One day experiment

This morning I rediscovered the multiburst feature on my faithful Sony Dsc W100. It's a mode in which the camera takes multiple exposures during some time and after that exports a jpg image which is actually image made out from 16 consequent exposures. The idea was to take random images during a walk, and somehow render them into a video. Some people may call this timelapse, but I call it a video experiment.
Out of camera images look something like this:

From Video 1



From video 2 .


87 jpgs or (87x16 =1392 frames) vere taken for the first video and 162 jpgs (162x16=2592 frames) for the second. All of these were cropped and layered, then imported into a 30fps sequence given a duration of 2 frames per image (that's why its a bit slow mo). No color correction was made whatsoever.
The shooting was done on a random pace, without looking through the viewfinder nor checking the shot on the LCD (of the hip shooting).
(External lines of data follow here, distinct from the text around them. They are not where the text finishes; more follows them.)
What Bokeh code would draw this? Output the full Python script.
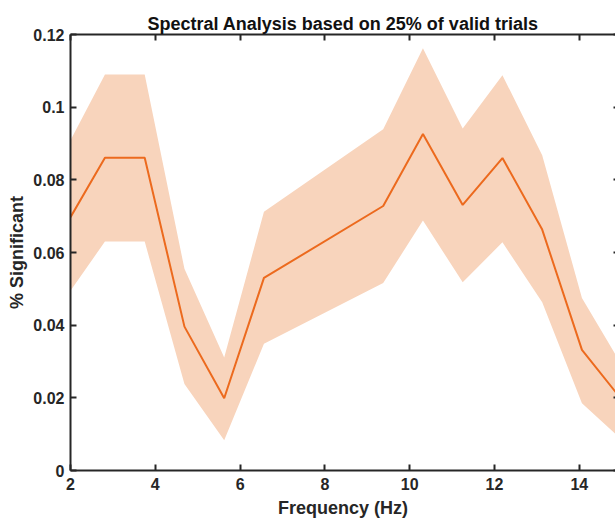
from bokeh.plotting import figure
from bokeh.models import LinearAxis, FixedTicker, Range1d
from bokeh.embed import file_html
from bokeh.resources import INLINE

# ---- data ----
freq = [2.0, 2.8125, 3.75, 4.6875, 5.625, 6.5625, 9.375, 10.3125, 11.25, 12.1875, 13.125, 14.0625, 15.0]
mean_sig = [0.0697, 0.0861, 0.0861, 0.0396, 0.0199, 0.0530, 0.0728, 0.0926, 0.0731, 0.0860, 0.0663, 0.0332, 0.0195]
upper_sig = [0.0909, 0.1090, 0.1090, 0.0555, 0.0311, 0.0712, 0.0939, 0.1162, 0.0941, 0.1088, 0.0868, 0.0475, 0.0290]
lower_sig = [0.0495, 0.0630, 0.0630, 0.0238, 0.0083, 0.0349, 0.0516, 0.0688, 0.0518, 0.0628, 0.0463, 0.0185, 0.0085]

x_ticks = [2, 4, 6, 8, 10, 12, 14]
y_ticks = [0, 0.02, 0.04, 0.06, 0.08, 0.1, 0.12]
y_tick_labels = ["0", "0.02", "0.04", "0.06", "0.08", "0.1", "0.12"]

title_text = "Spectral Analysis based on 25% of valid trials"
x_label = "Frequency (Hz)"
y_label = "% Significant"

FONT = "Liberation Sans"
AX_COLOR = "#262626"
LINE_COLOR = "#EC6A1E"
BAND_COLOR = "#F8D4BC"

p = figure(width=615, height=520, output_backend="svg", toolbar_location=None,
           x_range=Range1d(2, 14.854), y_range=Range1d(0, 0.12),
           min_border_left=70, min_border_right=0, min_border_top=34, min_border_bottom=50,
           title=title_text)
p.outline_line_color = None
p.background_fill_color = "white"
p.border_fill_color = "white"
p.grid.visible = False

p.title.text_font = FONT
p.title.text_font_size = "18px"
p.title.text_font_style = "bold"
p.title.text_color = "#111111"
p.title.align = "center"
p.title.offset = 4
p.title.standoff = 1

p.varea(x=freq, y1=lower_sig, y2=upper_sig, fill_color=BAND_COLOR, fill_alpha=1.0)
p.line(x=freq, y=mean_sig, line_color=LINE_COLOR, line_width=2)


def style_axis(ax, ticks):
    ax.ticker = FixedTicker(ticks=ticks)
    ax.axis_line_color = AX_COLOR
    ax.axis_line_width = 2
    ax.major_tick_line_color = AX_COLOR
    ax.major_tick_line_width = 2
    ax.major_tick_in = 6
    ax.major_tick_out = 0
    ax.minor_tick_line_color = None
    ax.major_label_text_font = FONT
    ax.major_label_text_font_size = "16px"
    ax.major_label_text_font_style = "bold"
    ax.major_label_text_color = AX_COLOR
    ax.axis_label_text_font = FONT
    ax.axis_label_text_font_size = "18px"
    ax.axis_label_text_font_style = "bold"
    ax.axis_label_text_color = AX_COLOR


xax = p.xaxis[0]
style_axis(xax, x_ticks)
xax.axis_label = x_label
xax.major_label_standoff = 7
xax.axis_label_standoff = 5

yax = p.yaxis[0]
style_axis(yax, y_ticks)
yax.axis_label = y_label
yax.major_label_overrides = {t: lab for t, lab in zip(y_ticks, y_tick_labels)}
yax.major_label_standoff = 6
yax.axis_label_standoff = 3

top = LinearAxis()
style_axis(top, x_ticks)
top.major_label_text_font_size = "1px"
top.major_label_text_color = None
top.major_label_standoff = 0
p.add_layout(top, "above")

right = LinearAxis()
style_axis(right, y_ticks)
right.axis_line_color = None
right.major_tick_in = 2
right.major_label_text_font_size = "1px"
right.major_label_text_color = None
right.major_label_standoff = 0
p.add_layout(right, "right")

open("out.html", "w").write(file_html(p, INLINE))
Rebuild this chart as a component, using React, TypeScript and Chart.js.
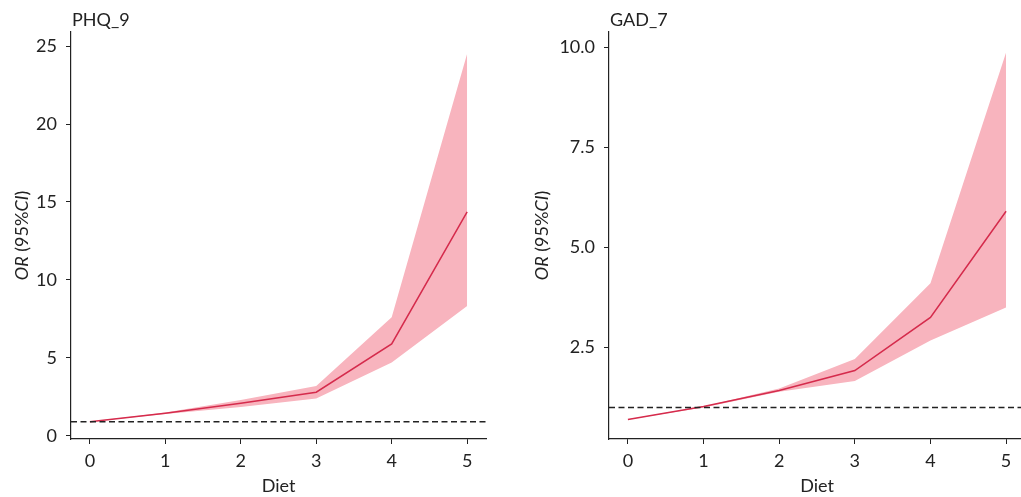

Combine that with the automatic metering and setting of the camera and you get a rather shaky - jerky video, with lots of exposure differences between scenes, but that's exactly what I expected.
Here are the results of this little experiment.
Warning, these videos contain flashes and rapid scene changes and can cause nausia :)

Going to...


All the shots for this video were made in the interval of 10 minutes in the morning,

Coming back


All the shots for this video were made in the interval of 20 minutes, late afternoon, same day.
Edited and rendered in the evening.
That completes this one day project.